| Which requirement of PSD2 do you think is so stringent? I have three bank accounts here: One of them (my good bank) has a chiclet keypad physical authenticator which needs these manual codes entering to get a value back that proves I used the authenticator. The large European bank that handles my salary and so on, relies on SMS entirely, I ask to perform a transaction, they send an SMS with a code, I type it into a box on the web site. The SMS is trying to tell me what that transaction is, and has improved (it used to say things like GBP20000 which, yes everybody on Hacker News knows what that means but I bet my grandmother wouldn't, today it says £20 000 which is easier to understand) but notice that the code you get isn't related to the transaction details, it's just an arbitrary code. So I needn't understand the transaction to copy-paste the code. The third bank is owned by the British government and so is inherently safe with unlimited funds unlike a commercial bank (they can and do print money to fund withdrawals, they're the government) but they too use SMS and their SMS messages are... not good. Of course unlike a commercial bank if they get fined for not obeying security rules that's the government fining the government, who cares?
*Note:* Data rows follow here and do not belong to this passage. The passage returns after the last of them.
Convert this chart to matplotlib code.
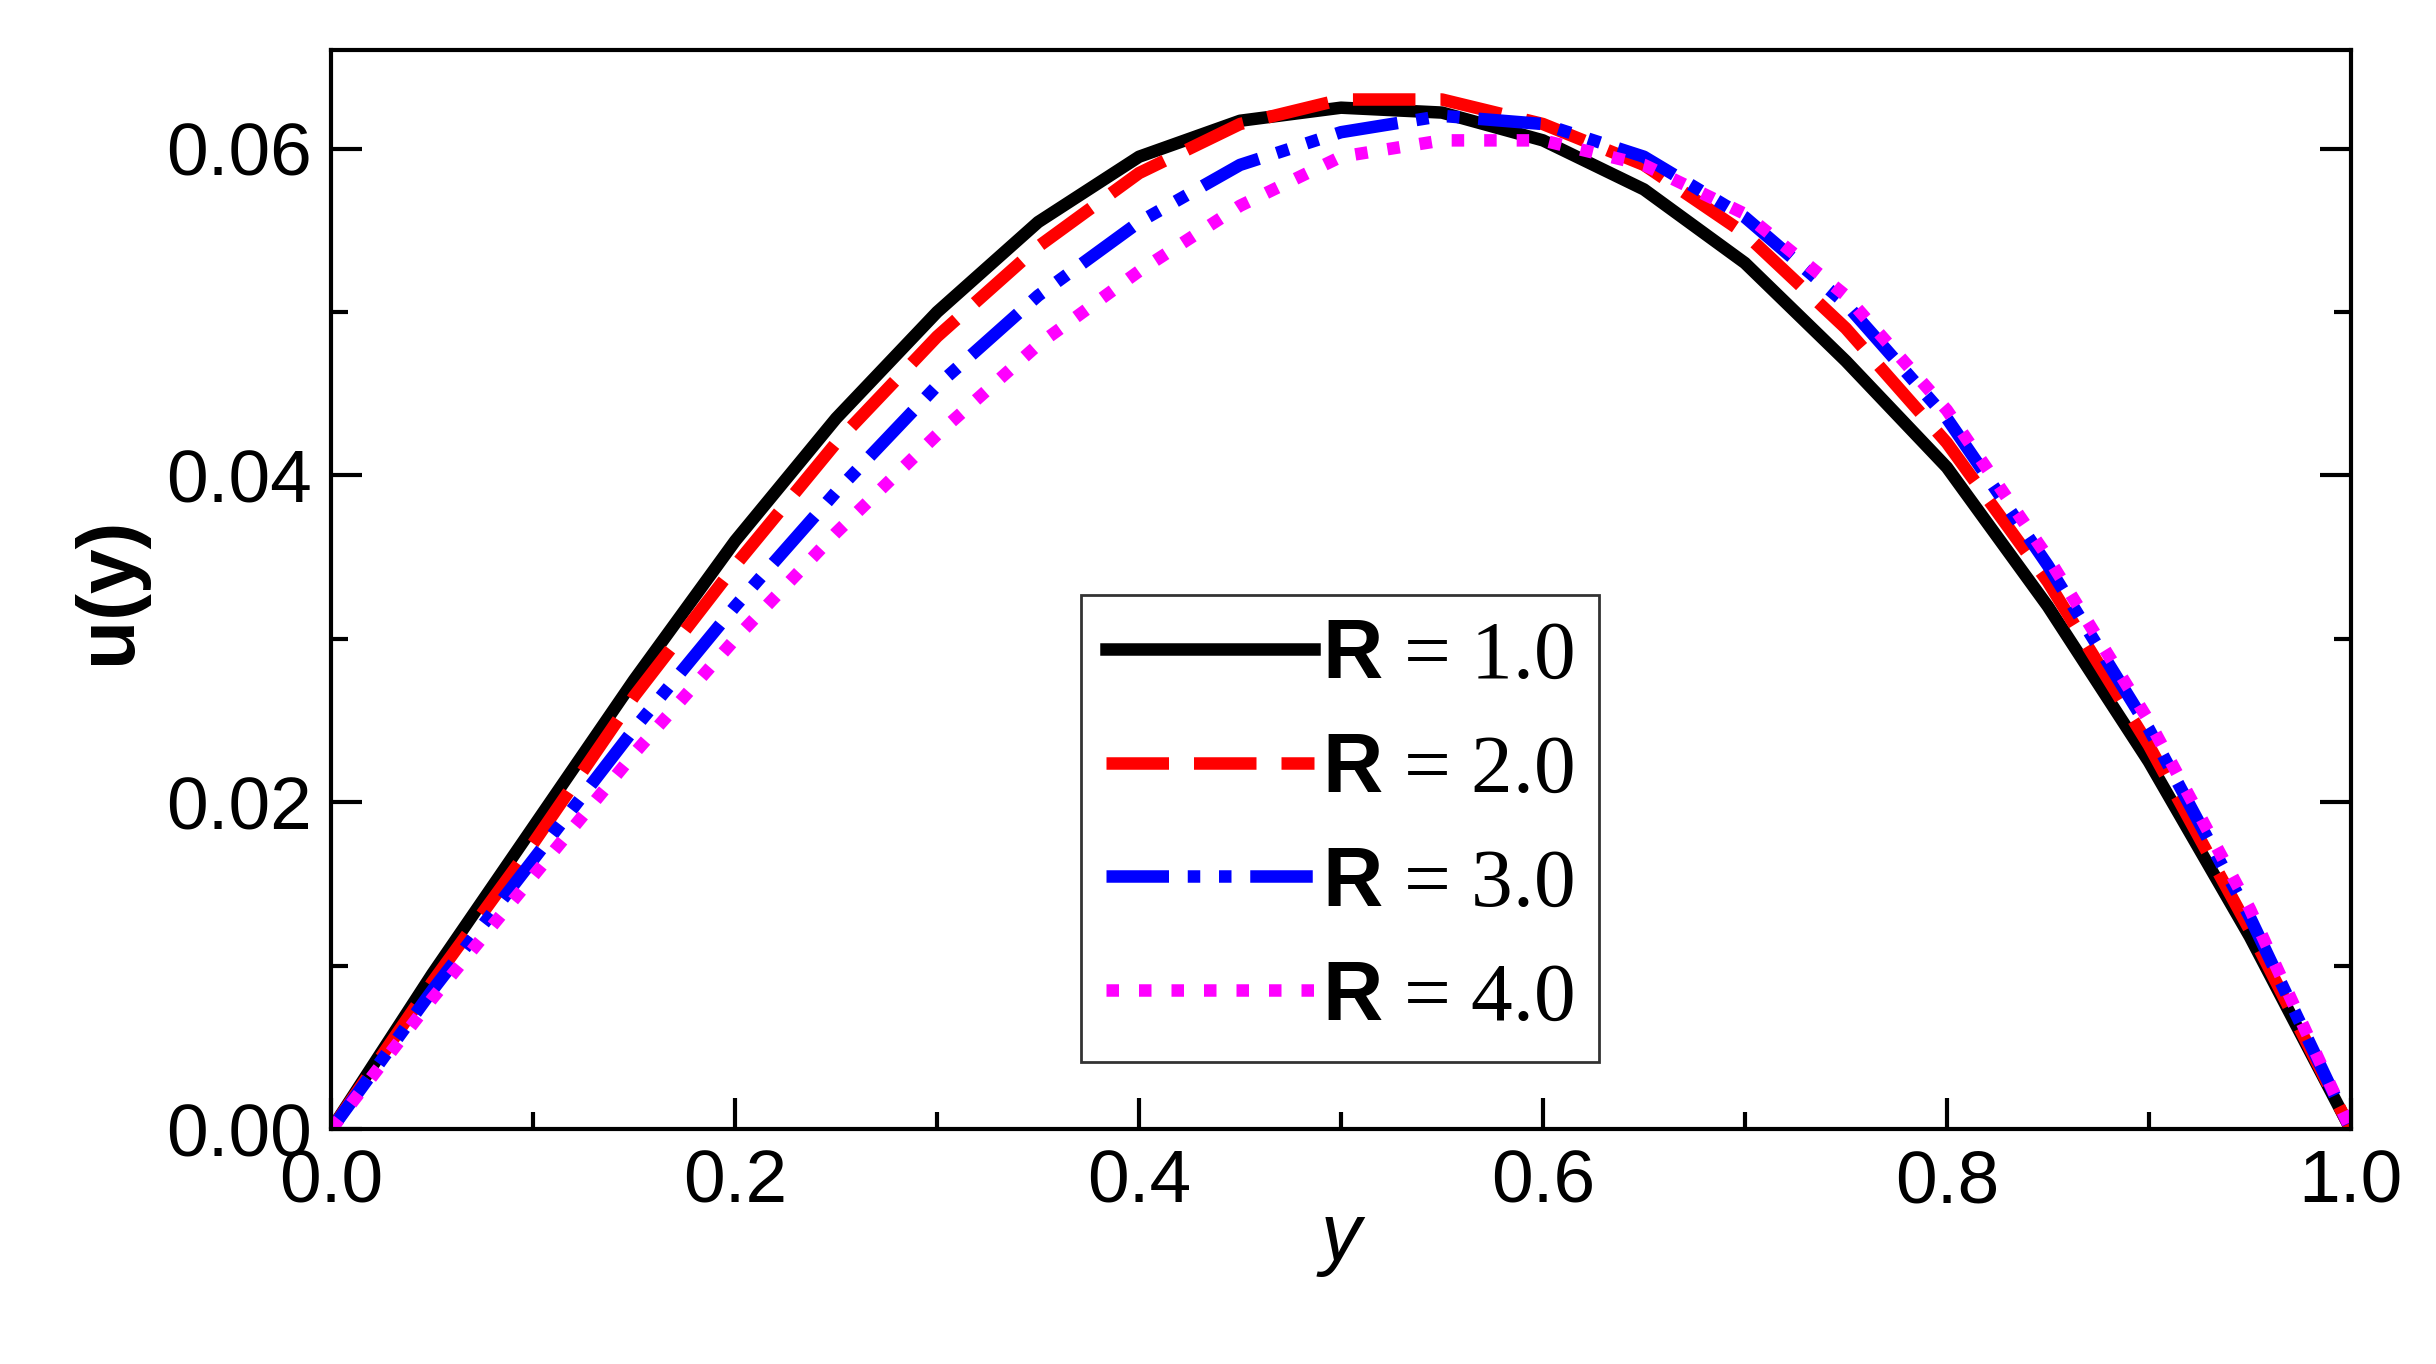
import matplotlib
matplotlib.use("Agg")
import matplotlib.pyplot as plt
from matplotlib.ticker import MultipleLocator

plt.rcParams['font.family'] = ['Liberation Sans', 'DejaVu Sans']
plt.rcParams['mathtext.fontset'] = 'custom'
plt.rcParams['mathtext.bf'] = 'Liberation Sans:bold'

x = [0,0.05,0.1,0.15,0.2,0.25,0.3,0.35,0.4,0.45,0.5,0.55,0.6,0.65,0.7,0.75,0.8,0.85,0.9,0.95,1.0]
r1 = [0,0.0095,0.0185,0.0275,0.036,0.0435,0.050,0.0555,0.0595,0.0617,0.0625,0.0622,0.0605,0.0575,0.053,0.047,0.0405,0.032,0.0225,0.0118,0]
r2 = [0,0.009,0.0175,0.0265,0.0345,0.042,0.0485,0.054,0.0585,0.0615,0.063,0.063,0.0615,0.059,0.0548,0.049,0.042,0.0335,0.0235,0.0122,0]
r3 = [0,0.0085,0.0165,0.0245,0.032,0.039,0.0455,0.051,0.0555,0.059,0.061,0.062,0.0615,0.0595,0.0558,0.0505,0.0435,0.0345,0.0245,0.013,0]
r4 = [0,0.008,0.0155,0.023,0.030,0.0365,0.0425,0.048,0.0525,0.0565,0.0595,0.0605,0.0605,0.059,0.056,0.051,0.044,0.035,0.025,0.0135,0]
labels = ["1.0", "2.0", "3.0", "4.0"]

fig = plt.figure(figsize=(24.36, 13.64), dpi=100)
ax = fig.add_axes([0.136, 0.172, 0.829, 0.791])
lw = 9
kw = dict(lw=lw, solid_joinstyle='round', dash_joinstyle='round')
ax.plot(x, r1, color='black', label=r"$\mathbf{R}$ = " + labels[0], **kw)
ax.plot(x, r2, color='red', dashes=(5, 2), label=r"$\mathbf{R}$ = " + labels[1], **kw)
ax.plot(x, r3, color='blue', dashes=(5, 1.5, 1, 1.5, 1, 1.5), label=r"$\mathbf{R}$ = " + labels[2], **kw)
ax.plot(x, r4, color='magenta', dashes=(1, 1.6), label=r"$\mathbf{R}$ = " + labels[3], **kw)

ax.set_xlim(0, 1)
ax.set_ylim(0, 0.066)
ax.xaxis.set_major_locator(MultipleLocator(0.2))
ax.xaxis.set_minor_locator(MultipleLocator(0.1))
ax.yaxis.set_major_locator(MultipleLocator(0.02))
ax.yaxis.set_minor_locator(MultipleLocator(0.01))
ax.set_xticklabels([f"{v:.1f}" for v in ax.get_xticks()])
ax.set_yticklabels([f"{v:.2f}" for v in ax.get_yticks()])
ax.tick_params(which='both', direction='in', width=3, right=True, top=False, labelsize=54, pad=14)
ax.tick_params(which='major', length=22)
ax.tick_params(which='minor', length=12)
for s in ax.spines.values():
    s.set_linewidth(3)
ax.set_xlabel("y", fontsize=58, style='italic', labelpad=-12)
ax.set_ylabel("u(y)", fontsize=58, fontweight='bold', labelpad=14)

leg = ax.legend(loc='lower left', bbox_to_anchor=(0.371, 0.062), fancybox=False,
                edgecolor='black', prop={'family': 'Liberation Serif', 'size': 60},
                handlelength=2.5, handletextpad=0.1, borderpad=0.3, labelspacing=0.45,
                borderaxespad=0)
leg.get_frame().set_linewidth(2)
fig.savefig("out.png", dpi=100)
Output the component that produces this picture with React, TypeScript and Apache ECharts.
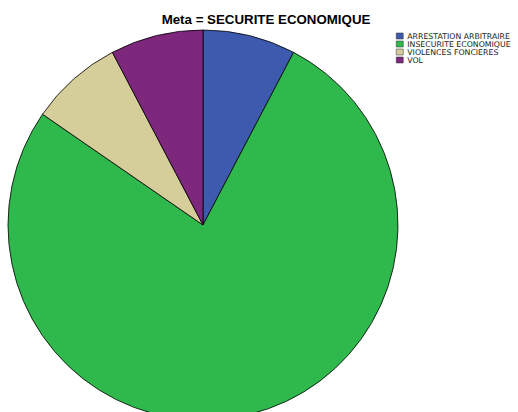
import React, { useEffect, useRef } from "react";
import * as echarts from "echarts";

const categories = ["ARRESTATION ARBITRAIRE", "INSECURITE ECONOMIQUE", "VIOLENCES FONCIERES", "VOL"];
const values = [1, 10, 1, 1];
const colors = ["#3d5aae", "#2fb84b", "#d5cd9a", "#7d287d"];
const titleText = "Meta = SECURITE ECONOMIQUE";

export default function App() {
  const ref = useRef<HTMLDivElement>(null);
  useEffect(() => {
    if (!ref.current) return;
    const chart = echarts.init(ref.current, null, { renderer: "svg" });
    chart.setOption({
      animation: false,
      backgroundColor: "#ffffff",
      title: {
        text: titleText,
        left: 266,
        top: 13,
        padding: 0,
        textAlign: "center",
        textStyle: { fontFamily: "Liberation Sans", fontSize: 13.3, fontWeight: "bold", color: "#000" },
      },
      legend: {
        orient: "vertical",
        left: 396,
        top: 32,
        padding: 0,
        itemWidth: 7,
        itemHeight: 6,
        itemGap: 0,
        icon: "rect",
        textStyle: { fontFamily: "DejaVu Sans", fontSize: 7.8, lineHeight: 7.5, color: "#222", padding: [0, 0, 0, -1] },
        itemStyle: { borderColor: "#333", borderWidth: 0.5 },
        data: categories,
      },
      series: [
        {
          type: "pie",
          center: [203, 225],
          radius: 195,
          startAngle: 90,
          clockwise: true,
          label: { show: false },
          labelLine: { show: false },
          itemStyle: { borderColor: "#000", borderWidth: 0.8 },
          emphasis: { disabled: true },
          data: categories.map((c, i) => ({ name: c, value: values[i], itemStyle: { color: colors[i] } })),
        },
      ],
    });
    return () => chart.dispose();
  }, []);
  return <div ref={ref} style={{ position: "fixed", left: 0, top: 0, width: 518, height: 412 }} />;
}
FIDO would be obviously better than the latter two, and I don't see any reason that (with some effort) it couldn't improve on the first one as well. |
SMS authentication is... well by one reading of PSD2, it's not acceptable. But in real world, it is basically necessary, and not _that_ insecure (if you ignore SIM swapping attacks etc.). The WYSIWYS aspect comes not from the code but from the message text, which is crucial (and per PSD2, should include at least the amount and... receiver? I forgot). But sure, if people don't read or understand the message, it's not ideal...
While FIDO provides better phishing resistance (than SMS, not necessarily than authentication apps), it doesn't protect against transaction modification (e.g. man in the browser) and for people who care about and understand security, it is strictly worse.